Christian Bashing Tamil Militancy
The greatest value of this book is CS’s description of the 1958 riots. He puts down Tarzie Vitachi’s Emergency 58, which has been reprinted and distributed by many Tamils: “It did not contain a true account of the racial riots in the Northern area,” says CS. The book needs reading for his contrarian views.
That CS was an extremist in Tamil matters is accepted. Unwittingly admitted, perhaps, is that his electoral losses were reversed only after DS Senanayake urged Sinhalese in the Vavuniya-Mullaitivu-Mannar area to vote for him. His ego puts his regular losses to “cash, cassock, and crookishness”, despite his formation by Christian schools. After the initial glamour of his resignation, he continued to be defeated, presumably because he opposed the FP: when asked to be present at their convention, he thundered, “I would have no truck with the Federal Policy, plan, or program.” It is at odds with his attempted parliamentary motion detailed in the book for Tamils to separate.

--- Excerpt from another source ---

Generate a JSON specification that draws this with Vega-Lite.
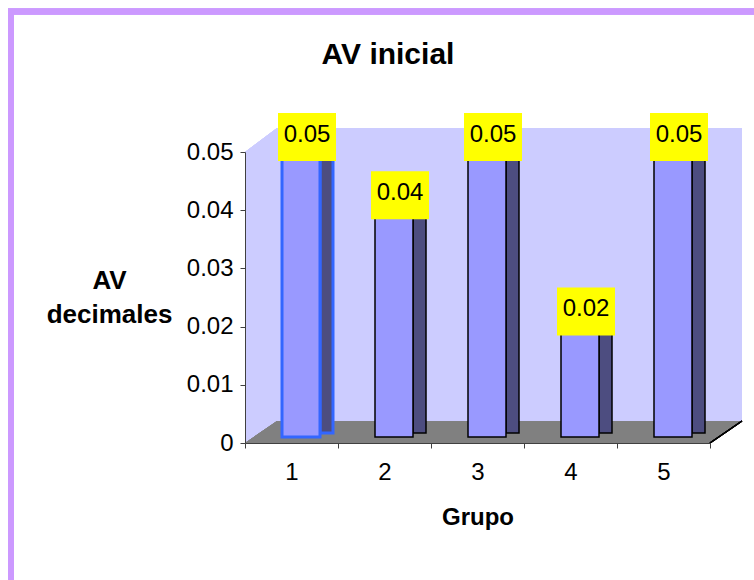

CS studied at Christian schools – CMS Kopay Christian College, St. John’s (where he presumably studied mathematics under my grandfather the Rev. Canon S.S. Somasundram previously of Maviddapuram Temple), and St. Joseph’s – won a scripture prize at St. John’s, was a teacher at St. Joseph’s (a position for which Christians were almost exclusively preferred), and was a member of Interim and Organizing Committees of the Student Christian Movement House at University College London in 1917. Did he, like his uncle, move into Christianity and then revert to Hinduism? In the last chapter he says his 5 years in England almost made him a Roman Catholic, but that transformed him into a modern Hindu. Roman Catholicism in the UK while dabbling with the Protestant SCM? A modern Hindu looking at his lifeline?

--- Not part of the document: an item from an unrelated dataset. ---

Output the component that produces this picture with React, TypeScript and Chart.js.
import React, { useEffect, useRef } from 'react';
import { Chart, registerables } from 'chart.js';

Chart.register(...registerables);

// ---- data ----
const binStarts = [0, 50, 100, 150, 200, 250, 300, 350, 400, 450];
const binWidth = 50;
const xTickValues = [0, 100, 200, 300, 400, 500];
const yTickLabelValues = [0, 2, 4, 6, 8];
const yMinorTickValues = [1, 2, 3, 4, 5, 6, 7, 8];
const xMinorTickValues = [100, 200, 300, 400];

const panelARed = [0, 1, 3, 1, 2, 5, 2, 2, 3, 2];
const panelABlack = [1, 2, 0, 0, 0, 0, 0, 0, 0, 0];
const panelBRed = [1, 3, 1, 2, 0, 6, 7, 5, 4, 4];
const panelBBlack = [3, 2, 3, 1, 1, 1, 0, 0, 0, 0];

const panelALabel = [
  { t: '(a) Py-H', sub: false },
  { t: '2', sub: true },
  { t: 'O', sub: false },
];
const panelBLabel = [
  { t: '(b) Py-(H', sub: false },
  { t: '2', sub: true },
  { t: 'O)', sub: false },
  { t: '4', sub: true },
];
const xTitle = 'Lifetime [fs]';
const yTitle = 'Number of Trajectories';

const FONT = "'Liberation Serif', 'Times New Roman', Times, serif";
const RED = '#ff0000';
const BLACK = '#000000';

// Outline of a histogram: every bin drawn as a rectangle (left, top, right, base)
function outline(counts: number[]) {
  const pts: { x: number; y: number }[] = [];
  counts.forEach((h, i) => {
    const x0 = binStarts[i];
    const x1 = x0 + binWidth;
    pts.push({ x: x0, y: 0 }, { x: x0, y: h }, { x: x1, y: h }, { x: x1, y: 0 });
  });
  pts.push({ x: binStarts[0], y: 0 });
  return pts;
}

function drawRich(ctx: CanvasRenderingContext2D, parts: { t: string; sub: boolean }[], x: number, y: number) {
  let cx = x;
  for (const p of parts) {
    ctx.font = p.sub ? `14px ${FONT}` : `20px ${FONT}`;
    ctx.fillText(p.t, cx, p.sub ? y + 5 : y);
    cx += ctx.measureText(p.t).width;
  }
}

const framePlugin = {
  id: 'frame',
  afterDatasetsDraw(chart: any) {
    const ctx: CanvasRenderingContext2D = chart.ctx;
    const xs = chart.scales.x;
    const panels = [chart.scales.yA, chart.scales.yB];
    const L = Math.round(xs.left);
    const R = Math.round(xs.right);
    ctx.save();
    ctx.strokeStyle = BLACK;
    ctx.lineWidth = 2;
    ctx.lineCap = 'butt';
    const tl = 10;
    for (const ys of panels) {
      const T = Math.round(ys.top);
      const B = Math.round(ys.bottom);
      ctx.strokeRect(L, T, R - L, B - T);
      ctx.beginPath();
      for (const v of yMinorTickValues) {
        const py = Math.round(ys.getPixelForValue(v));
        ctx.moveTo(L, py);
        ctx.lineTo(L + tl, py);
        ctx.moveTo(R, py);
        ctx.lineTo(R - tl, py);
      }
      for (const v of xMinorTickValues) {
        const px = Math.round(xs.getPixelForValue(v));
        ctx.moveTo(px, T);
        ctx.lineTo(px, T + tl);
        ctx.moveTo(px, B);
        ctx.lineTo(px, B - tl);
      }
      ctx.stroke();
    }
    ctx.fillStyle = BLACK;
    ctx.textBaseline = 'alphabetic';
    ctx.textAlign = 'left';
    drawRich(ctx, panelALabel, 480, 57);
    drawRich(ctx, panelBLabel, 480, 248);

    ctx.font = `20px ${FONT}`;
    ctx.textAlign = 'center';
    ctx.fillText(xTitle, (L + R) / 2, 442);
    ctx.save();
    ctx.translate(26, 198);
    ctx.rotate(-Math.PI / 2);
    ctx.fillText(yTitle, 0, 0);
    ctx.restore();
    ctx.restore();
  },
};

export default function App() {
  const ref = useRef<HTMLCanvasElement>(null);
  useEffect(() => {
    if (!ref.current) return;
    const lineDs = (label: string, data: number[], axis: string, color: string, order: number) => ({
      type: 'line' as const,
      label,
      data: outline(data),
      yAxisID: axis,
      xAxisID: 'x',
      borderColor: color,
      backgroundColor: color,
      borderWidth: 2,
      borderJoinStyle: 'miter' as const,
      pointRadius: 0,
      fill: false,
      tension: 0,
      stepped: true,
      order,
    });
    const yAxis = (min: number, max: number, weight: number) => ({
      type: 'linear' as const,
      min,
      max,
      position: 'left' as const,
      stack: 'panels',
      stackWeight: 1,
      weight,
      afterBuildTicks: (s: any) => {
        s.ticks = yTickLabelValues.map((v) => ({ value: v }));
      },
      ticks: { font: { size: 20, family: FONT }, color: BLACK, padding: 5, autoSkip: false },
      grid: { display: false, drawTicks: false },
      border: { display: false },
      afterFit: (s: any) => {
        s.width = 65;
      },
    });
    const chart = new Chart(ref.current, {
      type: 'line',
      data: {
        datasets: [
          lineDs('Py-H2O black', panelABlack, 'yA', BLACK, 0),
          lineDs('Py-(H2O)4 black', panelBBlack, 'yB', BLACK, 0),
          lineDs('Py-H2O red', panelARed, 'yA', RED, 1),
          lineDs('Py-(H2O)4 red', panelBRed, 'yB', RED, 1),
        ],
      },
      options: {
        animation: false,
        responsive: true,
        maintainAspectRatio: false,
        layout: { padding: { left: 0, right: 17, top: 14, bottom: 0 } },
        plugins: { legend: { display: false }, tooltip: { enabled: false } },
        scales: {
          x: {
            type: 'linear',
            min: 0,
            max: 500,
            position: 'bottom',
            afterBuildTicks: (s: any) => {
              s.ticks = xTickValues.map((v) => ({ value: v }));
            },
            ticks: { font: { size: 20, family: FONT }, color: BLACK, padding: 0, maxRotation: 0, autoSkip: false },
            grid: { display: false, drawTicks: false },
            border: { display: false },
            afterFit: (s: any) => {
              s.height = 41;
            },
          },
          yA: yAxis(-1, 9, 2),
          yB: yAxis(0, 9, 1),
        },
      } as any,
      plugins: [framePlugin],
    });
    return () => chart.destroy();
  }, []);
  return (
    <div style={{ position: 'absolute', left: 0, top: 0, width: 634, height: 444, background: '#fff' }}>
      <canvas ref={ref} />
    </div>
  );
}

It has been said that CS’s children had no interest in politics. Gnanalingam’s harsh words about Ponnambalam, however, show his strong political feelings. Moreover, after my return to Sri Lanka in 1995, I got a letter from Anandalingam whom I am yet to meet, abusing me at length for not supporting the LTTE. He seemed to think that a Tamil returning to Sri Lanka was a public message that all is good for Tamils here, whereas I wanted to assert my right to Sri Lanka as home. It would seem that CS’s fanaticism lives on at least in one grandson.
Some Tall Claims?
I have heard it commonly said that CS was Queen Elizabeth’s tutor in mathematics. CS does not mention it in his biography or letters. The only references I have seen are in Anandalingam’s Wikipedia page and a review by Chelavathamby Maniccavasagar (best known for writing exaggerated biographies of Tamil Nationalists) in the Daily News (16 Feb. 2012) and Deirdre McConnell in Colombo Telegraph (21 Feb. 2012).

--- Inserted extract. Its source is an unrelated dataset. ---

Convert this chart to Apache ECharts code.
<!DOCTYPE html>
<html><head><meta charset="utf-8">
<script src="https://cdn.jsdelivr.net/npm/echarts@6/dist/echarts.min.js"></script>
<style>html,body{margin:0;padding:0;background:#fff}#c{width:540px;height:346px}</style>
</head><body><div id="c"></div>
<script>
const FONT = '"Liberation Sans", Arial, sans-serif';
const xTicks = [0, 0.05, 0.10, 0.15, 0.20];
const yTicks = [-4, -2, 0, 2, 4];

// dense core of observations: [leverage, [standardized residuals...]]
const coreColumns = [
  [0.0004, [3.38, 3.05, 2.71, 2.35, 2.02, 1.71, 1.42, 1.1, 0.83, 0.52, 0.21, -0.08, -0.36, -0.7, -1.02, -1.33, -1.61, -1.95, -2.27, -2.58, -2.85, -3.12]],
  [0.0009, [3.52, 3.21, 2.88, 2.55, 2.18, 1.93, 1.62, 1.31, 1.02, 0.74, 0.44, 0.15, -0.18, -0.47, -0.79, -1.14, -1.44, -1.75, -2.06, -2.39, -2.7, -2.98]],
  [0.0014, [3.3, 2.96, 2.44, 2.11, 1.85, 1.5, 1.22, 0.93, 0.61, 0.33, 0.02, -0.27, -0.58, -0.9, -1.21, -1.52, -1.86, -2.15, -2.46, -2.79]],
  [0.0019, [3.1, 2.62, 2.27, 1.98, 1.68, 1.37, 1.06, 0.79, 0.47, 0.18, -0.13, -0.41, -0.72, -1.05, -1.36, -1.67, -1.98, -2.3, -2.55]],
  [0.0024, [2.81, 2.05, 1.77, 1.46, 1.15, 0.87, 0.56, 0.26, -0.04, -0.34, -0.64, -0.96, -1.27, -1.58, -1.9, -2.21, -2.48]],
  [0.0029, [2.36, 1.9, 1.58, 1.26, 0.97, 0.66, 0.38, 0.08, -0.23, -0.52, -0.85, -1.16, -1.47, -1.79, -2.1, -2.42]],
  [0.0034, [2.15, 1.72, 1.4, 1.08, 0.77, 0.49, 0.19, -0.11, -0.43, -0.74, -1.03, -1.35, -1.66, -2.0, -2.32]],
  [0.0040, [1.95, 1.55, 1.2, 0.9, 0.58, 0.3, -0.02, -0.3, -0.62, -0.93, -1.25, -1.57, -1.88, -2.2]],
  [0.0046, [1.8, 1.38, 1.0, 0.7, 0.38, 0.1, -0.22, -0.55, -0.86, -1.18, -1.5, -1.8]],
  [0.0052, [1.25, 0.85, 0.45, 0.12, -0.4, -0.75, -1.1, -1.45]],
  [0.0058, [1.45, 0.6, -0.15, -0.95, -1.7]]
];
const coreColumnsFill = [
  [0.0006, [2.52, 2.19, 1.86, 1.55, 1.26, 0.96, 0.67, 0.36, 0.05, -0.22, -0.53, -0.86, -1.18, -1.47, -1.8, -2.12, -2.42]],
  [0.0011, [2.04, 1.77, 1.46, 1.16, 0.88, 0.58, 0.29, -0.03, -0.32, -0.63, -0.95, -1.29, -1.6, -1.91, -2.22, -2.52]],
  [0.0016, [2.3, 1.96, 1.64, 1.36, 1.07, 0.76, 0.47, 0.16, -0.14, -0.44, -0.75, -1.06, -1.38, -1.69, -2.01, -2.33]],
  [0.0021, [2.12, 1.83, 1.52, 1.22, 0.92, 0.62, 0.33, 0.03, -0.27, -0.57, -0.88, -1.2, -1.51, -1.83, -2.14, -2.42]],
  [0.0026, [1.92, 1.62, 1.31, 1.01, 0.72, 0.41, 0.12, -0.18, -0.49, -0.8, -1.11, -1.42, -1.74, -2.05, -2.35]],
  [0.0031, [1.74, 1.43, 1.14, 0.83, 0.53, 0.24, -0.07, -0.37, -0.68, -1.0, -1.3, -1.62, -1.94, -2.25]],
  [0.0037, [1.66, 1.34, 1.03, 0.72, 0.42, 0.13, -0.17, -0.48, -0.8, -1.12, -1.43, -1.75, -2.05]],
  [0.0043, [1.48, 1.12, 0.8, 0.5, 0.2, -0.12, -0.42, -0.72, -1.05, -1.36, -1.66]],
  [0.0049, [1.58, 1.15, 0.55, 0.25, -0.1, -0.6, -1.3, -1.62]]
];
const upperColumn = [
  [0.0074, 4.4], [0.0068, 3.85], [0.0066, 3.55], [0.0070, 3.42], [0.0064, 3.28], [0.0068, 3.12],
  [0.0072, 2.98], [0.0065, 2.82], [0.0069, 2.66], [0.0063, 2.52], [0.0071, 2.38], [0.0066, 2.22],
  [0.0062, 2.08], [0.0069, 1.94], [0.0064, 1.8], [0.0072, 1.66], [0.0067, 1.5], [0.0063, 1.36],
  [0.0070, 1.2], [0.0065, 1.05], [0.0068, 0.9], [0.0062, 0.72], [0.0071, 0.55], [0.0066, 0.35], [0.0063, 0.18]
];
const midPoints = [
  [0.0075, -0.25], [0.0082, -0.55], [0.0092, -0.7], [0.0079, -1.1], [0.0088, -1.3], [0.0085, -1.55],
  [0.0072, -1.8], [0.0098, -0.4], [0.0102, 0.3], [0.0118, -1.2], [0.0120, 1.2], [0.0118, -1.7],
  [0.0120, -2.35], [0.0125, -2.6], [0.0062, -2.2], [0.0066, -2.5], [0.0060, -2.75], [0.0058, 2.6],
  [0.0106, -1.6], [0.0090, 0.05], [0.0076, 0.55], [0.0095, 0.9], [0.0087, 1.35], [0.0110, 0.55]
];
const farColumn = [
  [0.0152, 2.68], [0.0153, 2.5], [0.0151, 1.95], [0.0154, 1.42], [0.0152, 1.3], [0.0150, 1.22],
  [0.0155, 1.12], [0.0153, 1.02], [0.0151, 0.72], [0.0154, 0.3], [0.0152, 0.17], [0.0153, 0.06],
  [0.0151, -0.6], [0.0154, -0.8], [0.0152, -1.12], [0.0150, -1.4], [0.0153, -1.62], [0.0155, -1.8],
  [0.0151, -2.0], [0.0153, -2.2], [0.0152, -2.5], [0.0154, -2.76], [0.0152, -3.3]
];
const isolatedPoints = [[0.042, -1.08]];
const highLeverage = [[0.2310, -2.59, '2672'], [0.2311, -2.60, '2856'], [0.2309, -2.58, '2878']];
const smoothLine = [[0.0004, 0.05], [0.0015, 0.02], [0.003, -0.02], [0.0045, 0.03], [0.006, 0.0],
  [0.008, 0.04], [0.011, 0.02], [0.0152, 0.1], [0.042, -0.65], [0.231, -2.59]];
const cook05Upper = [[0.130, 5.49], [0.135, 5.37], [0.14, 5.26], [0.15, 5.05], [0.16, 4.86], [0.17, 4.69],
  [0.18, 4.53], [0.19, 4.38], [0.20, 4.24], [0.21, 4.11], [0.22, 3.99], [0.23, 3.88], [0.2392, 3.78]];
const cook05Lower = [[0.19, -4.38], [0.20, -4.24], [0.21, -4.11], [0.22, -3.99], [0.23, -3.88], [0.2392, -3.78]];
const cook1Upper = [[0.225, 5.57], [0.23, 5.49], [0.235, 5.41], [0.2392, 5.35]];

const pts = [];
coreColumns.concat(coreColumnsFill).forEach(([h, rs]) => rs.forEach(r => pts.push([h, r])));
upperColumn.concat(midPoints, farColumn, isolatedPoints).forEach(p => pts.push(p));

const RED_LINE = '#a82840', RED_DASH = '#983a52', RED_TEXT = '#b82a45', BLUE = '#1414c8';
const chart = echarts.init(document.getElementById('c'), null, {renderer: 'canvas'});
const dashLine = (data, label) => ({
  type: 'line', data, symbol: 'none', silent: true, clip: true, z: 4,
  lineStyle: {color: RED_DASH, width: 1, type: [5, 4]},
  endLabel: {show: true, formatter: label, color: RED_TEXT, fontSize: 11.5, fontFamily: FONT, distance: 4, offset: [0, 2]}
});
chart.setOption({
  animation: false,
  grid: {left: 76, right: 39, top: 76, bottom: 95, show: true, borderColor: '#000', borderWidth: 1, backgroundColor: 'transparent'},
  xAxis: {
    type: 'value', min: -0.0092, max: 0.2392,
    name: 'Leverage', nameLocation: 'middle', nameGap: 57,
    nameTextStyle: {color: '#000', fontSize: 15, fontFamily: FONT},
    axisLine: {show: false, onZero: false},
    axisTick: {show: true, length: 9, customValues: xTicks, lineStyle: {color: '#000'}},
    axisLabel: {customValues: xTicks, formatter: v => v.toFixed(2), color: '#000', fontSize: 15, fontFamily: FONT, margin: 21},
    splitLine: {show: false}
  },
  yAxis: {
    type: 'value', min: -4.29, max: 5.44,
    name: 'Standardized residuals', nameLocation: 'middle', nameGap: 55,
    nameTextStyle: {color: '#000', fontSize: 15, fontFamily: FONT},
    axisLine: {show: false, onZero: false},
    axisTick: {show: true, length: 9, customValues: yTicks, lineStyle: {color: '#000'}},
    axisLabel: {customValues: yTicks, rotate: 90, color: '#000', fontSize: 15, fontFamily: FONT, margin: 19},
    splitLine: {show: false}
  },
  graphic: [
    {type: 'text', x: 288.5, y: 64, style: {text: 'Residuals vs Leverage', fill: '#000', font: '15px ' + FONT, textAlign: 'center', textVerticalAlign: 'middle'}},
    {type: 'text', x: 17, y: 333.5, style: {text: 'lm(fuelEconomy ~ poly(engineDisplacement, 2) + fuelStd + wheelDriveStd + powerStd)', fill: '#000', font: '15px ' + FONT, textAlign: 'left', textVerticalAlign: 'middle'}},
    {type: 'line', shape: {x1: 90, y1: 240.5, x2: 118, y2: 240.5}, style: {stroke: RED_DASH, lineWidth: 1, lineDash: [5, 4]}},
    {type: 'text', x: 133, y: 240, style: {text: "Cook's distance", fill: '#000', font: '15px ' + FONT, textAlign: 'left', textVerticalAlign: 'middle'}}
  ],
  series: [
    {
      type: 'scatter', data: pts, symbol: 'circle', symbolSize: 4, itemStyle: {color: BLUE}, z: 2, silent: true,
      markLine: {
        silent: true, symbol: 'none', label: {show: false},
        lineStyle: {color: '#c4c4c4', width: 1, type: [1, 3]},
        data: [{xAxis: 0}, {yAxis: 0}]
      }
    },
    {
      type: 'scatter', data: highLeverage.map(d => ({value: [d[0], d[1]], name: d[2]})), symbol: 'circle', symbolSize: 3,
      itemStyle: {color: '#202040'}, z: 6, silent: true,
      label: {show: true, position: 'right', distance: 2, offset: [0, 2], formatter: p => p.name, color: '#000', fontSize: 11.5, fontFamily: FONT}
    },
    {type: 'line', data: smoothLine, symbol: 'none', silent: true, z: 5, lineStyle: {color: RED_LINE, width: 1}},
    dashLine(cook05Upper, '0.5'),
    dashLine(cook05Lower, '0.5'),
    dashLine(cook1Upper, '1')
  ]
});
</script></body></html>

When CS left the UK in 1931, the Queen was hardly 5 years old.
CS claims he “introduced the [Ceylon] Engineering Faculty” in 1925, although it was not formed until 1954. He was one of the few to oppose the appointment of Sir Ivor Jennings and resigned his chair in 1940 when Jennings was selected to succeeded Principal Robert Marrs, although Jennings is considered the best VC we have had. CS thought a Welshman with no knowledge of Ceylon was inappropriate. He also objected later to Jennings’ vision of the university at Peradeniya, arguing it would be a White Elephant. CS admits that the Governor prevented him from continuing his part in the controversy – that is, asked not to speak on the subject.
On p. 120 CS refers to “hoodlums leaders.” On p. 42 is the phrase “about he being a Thamil”. I think “he” should be “his”. On the word Thamil, I think he is off. If we Tamils can Tamilise Englishman to Aangileyan, I think the English too can Anglicize Thamil to Tamil. Other issues concern his interchangeable use of the correct “Yours affectionately” versus the incorrect “Yours Affectionately.” Similarly “Northern” for “northern” in mid-sentence. These are just a few of the language mistakes in the book, whose early pages are unnumbered. An index would have been helpful. The grandchildren called CS “Appah” and their father “Aiyah”. Until one gets used to it, these references are confusing, especially when one does not know the named addressees of the letters.
The editor of Grandfather’s Letters, Chelvadurai Anjalendran (son of CS’s second daughter Lingawathie), is a much-sought-after architect in Colombo. The book (David Robson, Anjalendran – Architect of Sri Lanka, Tuttle, 2009) is just about him. Anjalendran was a friend at Moratuwa whose charm and kindness girls found endearing. I recall lunch hour when he would lie on a long table in a chronic cap with six or so girls standing around him feeling safe with him, adjusting his cap and engaging in banter.
Anjalendran entered a major political controversy when in a New York Interview, he stated that “I was born a Tamil but I am a Sri Lankan and I have had every opportunity to engage in my profession and to achieve the heights of excellence as I have done. Nobody stood in my way. There was no discrimination. …. The LTTE was not really fighting for the rights of Tamils at all.”
I wonder if his first cousin Anandalingam, harangued him too. Anjalendran, however, seems to be the only grandchild to share CS’s love for Ceylon and make a successful life here.
Suntharalingam is a villain to many Sinhalese because of his separatism so he is not a National Hero, like Ramanathan who too was a caste fanatic. And villain to Tamils because of his enmity towards the Federal Party. So he is not Thanthai (Father, as Chelvanayagam is), although he was the first separatist. His being caste conscious has never mattered to Tamils as clear from Navalar and Ramanathan, our heroes. So why is he not feted the way lesser beings are?
The book is an important window to one of Sri Lanka’s most colourful, intelligent, and even lovable characters as he wanted us to see him.